Palavra da advocacia

Para a advocacia, ainda temos uma Justiça conservadora na aplicação dos direitos humanos, mas o que falta é uma atuação mais forte do Poder Executivo e Legislativo. O advogado Pierpaolo Bottini, secretário da Reforma do Judiciário do Ministério da Justiça na gestão Marcio Thomaz Bastos, afirma que o que falta não é uma postura mais garantista dos juízes, mas sim legislação infraconstitucional sobre a matéria.

“Do ponto de vista jurídico, temos decisões emblemáticas como as que são proferidas pelos ministros Gilmar Mendes, Celso de Mello, Cezar Peluso e Marco Aurélio. O que não vemos é a atuação do Legislativo e Executivo”, defende.

Bottini afirma que o campo que mais avança é o Direito Penal. “A decisão que permitiu a progressão de regime para condenado por crime hediondo é o maior exemplo. As decisões que dão liberdade para acusados com prisão preventiva decretada também simbolizam que nosso Poder Judiciário caminha para consolidar os direitos fundamentais”, diz.

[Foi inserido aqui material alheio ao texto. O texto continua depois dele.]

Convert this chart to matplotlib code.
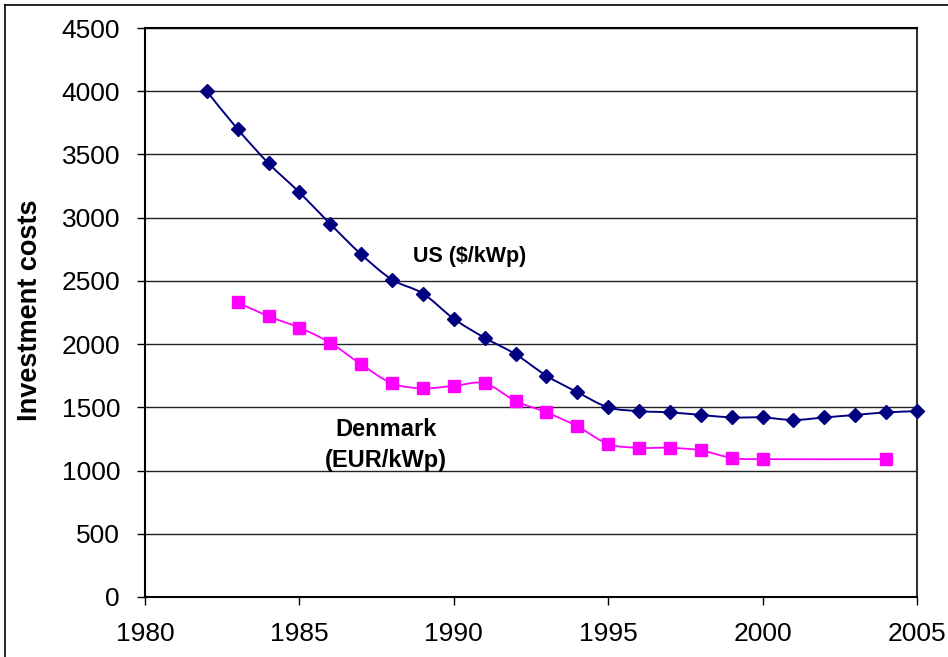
import numpy as np
import matplotlib
matplotlib.use('Agg')
import matplotlib.pyplot as plt
from matplotlib.path import Path
from matplotlib.patches import PathPatch
from matplotlib.lines import Line2D

plt.rcParams['font.family'] = ['Liberation Sans', 'DejaVu Sans']

# Data
us_years = [1982, 1983, 1984, 1985, 1986, 1987, 1988, 1989, 1990, 1991, 1992, 1993,
            1994, 1995, 1996, 1997, 1998, 1999, 2000, 2001, 2002, 2003, 2004, 2005]
us_cost = [4000, 3700, 3430, 3200, 2950, 2710, 2510, 2400, 2200, 2050, 1920, 1750,
           1620, 1500, 1470, 1460, 1440, 1420, 1420, 1400, 1420, 1440, 1460, 1470]

dk_years = [1983, 1984, 1985, 1986, 1987, 1988, 1989, 1990, 1991, 1992, 1993,
            1994, 1995, 1996, 1997, 1998, 1999, 2000, 2004]
dk_cost = [2330, 2220, 2130, 2010, 1840, 1690, 1650, 1670, 1690, 1550, 1460,
           1350, 1210, 1180, 1180, 1160, 1100, 1090, 1090]

x_ticks = [1980, 1985, 1990, 1995, 2000, 2005]
y_ticks = [0, 500, 1000, 1500, 2000, 2500, 3000, 3500, 4000, 4500]


def smooth_path(x, y):
    # Excel-style smoothed line: Catmull-Rom segments as cubic Beziers
    pts = np.column_stack([x, y]).astype(float)
    n = len(pts)
    verts = [pts[0]]
    codes = [Path.MOVETO]
    for i in range(n - 1):
        p0 = pts[i - 1] if i > 0 else pts[i]
        p1 = pts[i]
        p2 = pts[i + 1]
        p3 = pts[i + 2] if i + 2 < n else pts[i + 1]
        c1 = p1 + (p2 - p0) / 6.0
        c2 = p2 - (p3 - p1) / 6.0
        verts += [c1, c2, p2]
        codes += [Path.CURVE4] * 3
    return Path(verts, codes)


fig = plt.figure(figsize=(9.48, 6.57), dpi=100)
ax = fig.add_axes([145 / 948, 60 / 657, (917 - 145) / 948, (597 - 28) / 657])

ax.set_xlim(1980, 2005)
ax.set_ylim(0, 4500)
ax.set_xticks(x_ticks)
ax.set_yticks(y_ticks)
ax.grid(axis='y', color='#222222', linewidth=1.0)
ax.set_axisbelow(True)

for s in ax.spines.values():
    s.set_linewidth(1.5)
    s.set_color('black')
ax.spines['right'].set_color('#333333')

ax.tick_params(axis='both', direction='out', length=6, width=1, labelsize=19)
ax.tick_params(axis='x', pad=12)
ax.tick_params(axis='y', pad=12)

us_color = '#000080'
dk_color = '#FF00FF'

ax.add_patch(PathPatch(smooth_path(us_years, us_cost), facecolor='none',
                       edgecolor=us_color, linewidth=1.4, clip_on=False, zorder=3))
ax.plot(us_years, us_cost, linestyle='none', marker='D', markersize=7,
        color=us_color, clip_on=False, zorder=4)

ax.add_patch(PathPatch(smooth_path(dk_years, dk_cost), facecolor='none',
                       edgecolor=dk_color, linewidth=1.3, clip_on=False, zorder=3))
ax.plot(dk_years, dk_cost, linestyle='none', marker='s', markersize=8,
        color=dk_color, clip_on=False, zorder=4)

ax.set_ylabel('Investment costs', fontsize=19.5, fontweight='bold')
ax.yaxis.set_label_coords(-0.132, 0.504)

ax.text(1990.5, 2690, 'US ($/kWp)', fontsize=15.5, fontweight='bold',
        ha='center', va='center')
ax.text(1987.8, 1200, 'Denmark\n(EUR/kWp)', fontsize=17, fontweight='bold',
        ha='center', va='center', linespacing=1.45)

# outer chart frame (left and top edges visible)
fig.add_artist(Line2D([5 / 948, 5 / 948], [0, 1 - 5 / 657], color='black', linewidth=1.2))
fig.add_artist(Line2D([5 / 948, 1], [1 - 5 / 657, 1 - 5 / 657], color='black', linewidth=1.2))

fig.savefig('out.png', dpi=100)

O advogado diz que já existe no Ministério da Justiça um ante-projeto de lei que cria o Código de Processo Coletivo. A norma vai criar instrumentos para a propositura de ações coletivas para defender os direitos humanos. Poderão ser ajuizadas, por exemplo, ações para defender os interesses indígenas, ou para preservar o meio-ambiente. “A norma vai racionalizar o trâmite e a execução desses processos garantindo mais eficácia e rapidez tanto na condução quanto na aplicação dos direitos e garantias fundamentais”, observa.

Estefânia Viveiros, presidente da OAB do Distrito Federal, entende o contrário. Segundo ela, a Justiça ainda é um órgão conservador, que tem se adaptado a um novo formato, mas que ainda pensa como um “velho juiz”. “Todos têm caminhado, mas a pequenos passos. Enquanto isso, a advocacia espera que essa área tão sensível do Direito tenha a atenção que merece”, finaliza.

Gilmar Mendes tomou posse na presidência do Supremo Tribunal Federal na quarta-feira (23/4). A cerimônia contou com a participação de 3.600 convidados, integrantes da cúpula dos três poderes e representantes de todas as linhas de pensamento e de tendências políticas.